[start of Collected material]
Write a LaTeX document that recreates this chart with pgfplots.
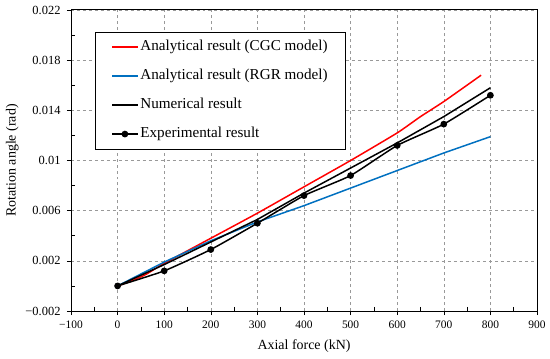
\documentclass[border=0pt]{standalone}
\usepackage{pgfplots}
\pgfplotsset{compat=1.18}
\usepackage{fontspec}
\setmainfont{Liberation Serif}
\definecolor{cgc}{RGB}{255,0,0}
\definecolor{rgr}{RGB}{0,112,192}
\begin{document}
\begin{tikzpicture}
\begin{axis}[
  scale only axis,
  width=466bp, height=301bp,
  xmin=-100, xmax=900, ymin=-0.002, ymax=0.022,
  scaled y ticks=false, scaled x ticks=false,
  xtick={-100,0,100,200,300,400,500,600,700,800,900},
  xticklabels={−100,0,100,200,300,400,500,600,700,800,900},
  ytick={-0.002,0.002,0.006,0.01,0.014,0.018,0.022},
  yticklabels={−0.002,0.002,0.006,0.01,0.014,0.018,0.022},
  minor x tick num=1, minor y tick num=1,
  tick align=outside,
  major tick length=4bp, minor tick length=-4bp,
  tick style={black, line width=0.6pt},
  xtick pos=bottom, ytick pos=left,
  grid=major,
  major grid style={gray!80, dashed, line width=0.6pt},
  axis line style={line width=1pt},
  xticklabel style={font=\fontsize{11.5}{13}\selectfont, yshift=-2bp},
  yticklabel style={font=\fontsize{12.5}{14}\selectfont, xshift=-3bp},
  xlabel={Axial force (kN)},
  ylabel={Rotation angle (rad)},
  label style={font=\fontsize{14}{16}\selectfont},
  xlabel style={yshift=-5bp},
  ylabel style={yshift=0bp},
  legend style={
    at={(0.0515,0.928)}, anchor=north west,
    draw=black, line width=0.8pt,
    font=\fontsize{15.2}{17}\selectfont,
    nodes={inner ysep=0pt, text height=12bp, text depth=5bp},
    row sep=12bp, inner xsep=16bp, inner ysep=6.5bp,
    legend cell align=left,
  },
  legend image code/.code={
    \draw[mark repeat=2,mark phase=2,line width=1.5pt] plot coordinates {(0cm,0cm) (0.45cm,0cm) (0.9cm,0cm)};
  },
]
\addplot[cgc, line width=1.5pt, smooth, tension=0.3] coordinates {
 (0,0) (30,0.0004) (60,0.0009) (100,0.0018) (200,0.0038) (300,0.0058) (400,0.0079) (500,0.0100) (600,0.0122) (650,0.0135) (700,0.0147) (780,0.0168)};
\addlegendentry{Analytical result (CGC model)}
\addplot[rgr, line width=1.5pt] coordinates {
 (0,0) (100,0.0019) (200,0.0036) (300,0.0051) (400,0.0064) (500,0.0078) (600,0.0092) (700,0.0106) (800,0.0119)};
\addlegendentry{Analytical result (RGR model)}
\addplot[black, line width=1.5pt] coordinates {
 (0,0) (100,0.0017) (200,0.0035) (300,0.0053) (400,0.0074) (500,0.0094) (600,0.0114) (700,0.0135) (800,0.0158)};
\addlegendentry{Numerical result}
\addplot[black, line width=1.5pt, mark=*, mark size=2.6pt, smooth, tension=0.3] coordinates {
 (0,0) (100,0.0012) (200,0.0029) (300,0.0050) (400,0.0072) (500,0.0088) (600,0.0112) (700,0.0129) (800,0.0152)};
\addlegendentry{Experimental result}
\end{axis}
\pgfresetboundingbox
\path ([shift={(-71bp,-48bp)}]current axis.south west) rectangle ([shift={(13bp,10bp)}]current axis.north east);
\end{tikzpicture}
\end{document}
[end of Collected material]
◆ **What to do**
Output a faithful copy of the data, with each picture left out.

◆ **Response to this task**
Write a LaTeX document that recreates this chart with pgfplots.
\documentclass[border=0pt]{standalone}
\usepackage{pgfplots}
\pgfplotsset{compat=1.18}
\usepackage{fontspec}
\setmainfont{Liberation Serif}
\definecolor{cgc}{RGB}{255,0,0}
\definecolor{rgr}{RGB}{0,112,192}
\begin{document}
\begin{tikzpicture}
\begin{axis}[
  scale only axis,
  width=466bp, height=301bp,
  xmin=-100, xmax=900, ymin=-0.002, ymax=0.022,
  scaled y ticks=false, scaled x ticks=false,
  xtick={-100,0,100,200,300,400,500,600,700,800,900},
  xticklabels={−100,0,100,200,300,400,500,600,700,800,900},
  ytick={-0.002,0.002,0.006,0.01,0.014,0.018,0.022},
  yticklabels={−0.002,0.002,0.006,0.01,0.014,0.018,0.022},
  minor x tick num=1, minor y tick num=1,
  tick align=outside,
  major tick length=4bp, minor tick length=-4bp,
  tick style={black, line width=0.6pt},
  xtick pos=bottom, ytick pos=left,
  grid=major,
  major grid style={gray!80, dashed, line width=0.6pt},
  axis line style={line width=1pt},
  xticklabel style={font=\fontsize{11.5}{13}\selectfont, yshift=-2bp},
  yticklabel style={font=\fontsize{12.5}{14}\selectfont, xshift=-3bp},
  xlabel={Axial force (kN)},
  ylabel={Rotation angle (rad)},
  label style={font=\fontsize{14}{16}\selectfont},
  xlabel style={yshift=-5bp},
  ylabel style={yshift=0bp},
  legend style={
    at={(0.0515,0.928)}, anchor=north west,
    draw=black, line width=0.8pt,
    font=\fontsize{15.2}{17}\selectfont,
    nodes={inner ysep=0pt, text height=12bp, text depth=5bp},
    row sep=12bp, inner xsep=16bp, inner ysep=6.5bp,
    legend cell align=left,
  },
  legend image code/.code={
    \draw[mark repeat=2,mark phase=2,line width=1.5pt] plot coordinates {(0cm,0cm) (0.45cm,0cm) (0.9cm,0cm)};
  },
]
\addplot[cgc, line width=1.5pt, smooth, tension=0.3] coordinates {
 (0,0) (30,0.0004) (60,0.0009) (100,0.0018) (200,0.0038) (300,0.0058) (400,0.0079) (500,0.0100) (600,0.0122) (650,0.0135) (700,0.0147) (780,0.0168)};
\addlegendentry{Analytical result (CGC model)}
\addplot[rgr, line width=1.5pt] coordinates {
 (0,0) (100,0.0019) (200,0.0036) (300,0.0051) (400,0.0064) (500,0.0078) (600,0.0092) (700,0.0106) (800,0.0119)};
\addlegendentry{Analytical result (RGR model)}
\addplot[black, line width=1.5pt] coordinates {
 (0,0) (100,0.0017) (200,0.0035) (300,0.0053) (400,0.0074) (500,0.0094) (600,0.0114) (700,0.0135) (800,0.0158)};
\addlegendentry{Numerical result}
\addplot[black, line width=1.5pt, mark=*, mark size=2.6pt, smooth, tension=0.3] coordinates {
 (0,0) (100,0.0012) (200,0.0029) (300,0.0050) (400,0.0072) (500,0.0088) (600,0.0112) (700,0.0129) (800,0.0152)};
\addlegendentry{Experimental result}
\end{axis}
\pgfresetboundingbox
\path ([shift={(-71bp,-48bp)}]current axis.south west) rectangle ([shift={(13bp,10bp)}]current axis.north east);
\end{tikzpicture}
\end{document}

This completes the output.